__Description of the task__.
Give the data again exactly as written, skipping any pictures.

__Supplied data__.
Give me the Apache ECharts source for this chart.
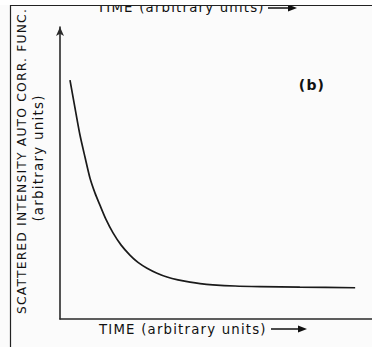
<!DOCTYPE html>
<html>
<head>
<meta charset="utf-8">
<script src="https://cdn.jsdelivr.net/npm/echarts@6/dist/echarts.min.js"></script>
<style>html,body{margin:0;padding:0;background:#fff}#c{width:372px;height:347px;letter-spacing:1.2px}</style>
</head>
<body>
<div id="c"></div>
<script>
// time (arbitrary units) and scattered intensity autocorrelation (arbitrary units)
var timeValues = [0.32, 0.48, 0.64, 0.80, 0.96, 1.12, 1.28, 1.47, 1.70, 1.96, 2.24, 2.50, 2.79, 3.11, 3.43, 3.78, 4.17, 4.49, 4.90, 5.61, 6.41, 7.69, 9.46];
var intensityValues = [81.8, 72.3, 63.0, 55.5, 48.3, 43.2, 39.0, 34.2, 29.5, 25.3, 21.9, 19.4, 17.4, 15.7, 14.4, 13.4, 12.6, 12.1, 11.7, 11.3, 11.1, 10.9, 10.7];
var yTitle = 'SCATTERED INTENSITY AUTO CORR. FUNC.';
var yUnits = '(arbitrary units)';
var xTitle = 'TIME (arbitrary units)';
var panelLabel = '(b)';

var seriesData = timeValues.map(function (t, i) { return [t, intensityValues[i]]; });
var font = 'DejaVu Sans';
var ink = '#111';
function txt(x, y, text, size, extra) {
  var o = {type: 'text', x: x, y: y, style: {text: text, font: size + 'px "' + font + '"', fill: ink}};
  for (var k in extra) { if (k === 'style') { for (var s in extra.style) o.style[s] = extra.style[s]; } else o[k] = extra[k]; }
  return o;
}

var chart = echarts.init(document.getElementById('c'), null, {renderer: 'svg'});
chart.setOption({
  backgroundColor: '#fbfbfb',
  animation: false,
  grid: {left: 60, right: 0, top: 27, bottom: 28},
  xAxis: {
    type: 'value', min: 0, max: 10,
    axisLine: {show: true, lineStyle: {color: '#2a2a2a', width: 1.6}},
    axisTick: {show: false}, axisLabel: {show: false}, splitLine: {show: false}
  },
  yAxis: {
    type: 'value', min: 0, max: 100,
    axisLine: {show: true, symbol: ['none', 'arrow'], symbolSize: [6, 9], lineStyle: {color: '#2a2a2a', width: 1.6}},
    axisTick: {show: false}, axisLabel: {show: false}, splitLine: {show: false}
  },
  series: [{
    type: 'line', data: seriesData, smooth: 0.25, showSymbol: false,
    lineStyle: {color: '#1a1a1a', width: 1.7}
  }],
  graphic: [
    {type: 'line', shape: {x1: 10.5, y1: 5, x2: 10.5, y2: 347}, style: {stroke: '#222', lineWidth: 1.2}},
    txt(97, 14, xTitle, 13.3, {style: {textVerticalAlign: 'bottom'}}),
    {type: 'line', shape: {x1: 268, y1: 8, x2: 290, y2: 8}, style: {stroke: ink, lineWidth: 1.5}},
    {type: 'polygon', shape: {points: [[297, 8], [288, 4.5], [288, 11.5]]}, style: {fill: ink}},
    {type: 'rect', shape: {x: 0, y: 0, width: 372, height: 5}, style: {fill: '#fff'}, z: 10},
    {type: 'line', shape: {x1: 10, y1: 5.5, x2: 372, y2: 5.5}, style: {stroke: '#222', lineWidth: 1.2}, z: 11},
    txt(22, 161, yTitle, 12.3, {rotation: Math.PI / 2, style: {textAlign: 'center', textVerticalAlign: 'middle'}}),
    txt(38, 158, yUnits, 13.5, {rotation: Math.PI / 2, style: {textAlign: 'center', textVerticalAlign: 'middle'}}),
    txt(99, 329, xTitle, 13.3, {style: {textVerticalAlign: 'middle'}}),
    {type: 'line', shape: {x1: 271, y1: 329, x2: 300, y2: 329}, style: {stroke: ink, lineWidth: 1.5}},
    {type: 'polygon', shape: {points: [[307, 329], [298, 325.5], [298, 332.5]]}, style: {fill: ink}},
    {type: 'text', x: 312, y: 85, style: {text: panelLabel, font: 'bold 14px "' + font + '"', fill: ink, textAlign: 'center', textVerticalAlign: 'middle'}}
  ]
});
</script>
</body>
</html>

__Written reply__.
Give me the Apache ECharts source for this chart.
<!DOCTYPE html>
<html>
<head>
<meta charset="utf-8">
<script src="https://cdn.jsdelivr.net/npm/echarts@6/dist/echarts.min.js"></script>
<style>html,body{margin:0;padding:0;background:#fff}#c{width:372px;height:347px;letter-spacing:1.2px}</style>
</head>
<body>
<div id="c"></div>
<script>
// time (arbitrary units) and scattered intensity autocorrelation (arbitrary units)
var timeValues = [0.32, 0.48, 0.64, 0.80, 0.96, 1.12, 1.28, 1.47, 1.70, 1.96, 2.24, 2.50, 2.79, 3.11, 3.43, 3.78, 4.17, 4.49, 4.90, 5.61, 6.41, 7.69, 9.46];
var intensityValues = [81.8, 72.3, 63.0, 55.5, 48.3, 43.2, 39.0, 34.2, 29.5, 25.3, 21.9, 19.4, 17.4, 15.7, 14.4, 13.4, 12.6, 12.1, 11.7, 11.3, 11.1, 10.9, 10.7];
var yTitle = 'SCATTERED INTENSITY AUTO CORR. FUNC.';
var yUnits = '(arbitrary units)';
var xTitle = 'TIME (arbitrary units)';
var panelLabel = '(b)';

var seriesData = timeValues.map(function (t, i) { return [t, intensityValues[i]]; });
var font = 'DejaVu Sans';
var ink = '#111';
function txt(x, y, text, size, extra) {
  var o = {type: 'text', x: x, y: y, style: {text: text, font: size + 'px "' + font + '"', fill: ink}};
  for (var k in extra) { if (k === 'style') { for (var s in extra.style) o.style[s] = extra.style[s]; } else o[k] = extra[k]; }
  return o;
}

var chart = echarts.init(document.getElementById('c'), null, {renderer: 'svg'});
chart.setOption({
  backgroundColor: '#fbfbfb',
  animation: false,
  grid: {left: 60, right: 0, top: 27, bottom: 28},
  xAxis: {
    type: 'value', min: 0, max: 10,
    axisLine: {show: true, lineStyle: {color: '#2a2a2a', width: 1.6}},
    axisTick: {show: false}, axisLabel: {show: false}, splitLine: {show: false}
  },
  yAxis: {
    type: 'value', min: 0, max: 100,
    axisLine: {show: true, symbol: ['none', 'arrow'], symbolSize: [6, 9], lineStyle: {color: '#2a2a2a', width: 1.6}},
    axisTick: {show: false}, axisLabel: {show: false}, splitLine: {show: false}
  },
  series: [{
    type: 'line', data: seriesData, smooth: 0.25, showSymbol: false,
    lineStyle: {color: '#1a1a1a', width: 1.7}
  }],
  graphic: [
    {type: 'line', shape: {x1: 10.5, y1: 5, x2: 10.5, y2: 347}, style: {stroke: '#222', lineWidth: 1.2}},
    txt(97, 14, xTitle, 13.3, {style: {textVerticalAlign: 'bottom'}}),
    {type: 'line', shape: {x1: 268, y1: 8, x2: 290, y2: 8}, style: {stroke: ink, lineWidth: 1.5}},
    {type: 'polygon', shape: {points: [[297, 8], [288, 4.5], [288, 11.5]]}, style: {fill: ink}},
    {type: 'rect', shape: {x: 0, y: 0, width: 372, height: 5}, style: {fill: '#fff'}, z: 10},
    {type: 'line', shape: {x1: 10, y1: 5.5, x2: 372, y2: 5.5}, style: {stroke: '#222', lineWidth: 1.2}, z: 11},
    txt(22, 161, yTitle, 12.3, {rotation: Math.PI / 2, style: {textAlign: 'center', textVerticalAlign: 'middle'}}),
    txt(38, 158, yUnits, 13.5, {rotation: Math.PI / 2, style: {textAlign: 'center', textVerticalAlign: 'middle'}}),
    txt(99, 329, xTitle, 13.3, {style: {textVerticalAlign: 'middle'}}),
    {type: 'line', shape: {x1: 271, y1: 329, x2: 300, y2: 329}, style: {stroke: ink, lineWidth: 1.5}},
    {type: 'polygon', shape: {points: [[307, 329], [298, 325.5], [298, 332.5]]}, style: {fill: ink}},
    {type: 'text', x: 312, y: 85, style: {text: panelLabel, font: 'bold 14px "' + font + '"', fill: ink, textAlign: 'center', textVerticalAlign: 'middle'}}
  ]
});
</script>
</body>
</html>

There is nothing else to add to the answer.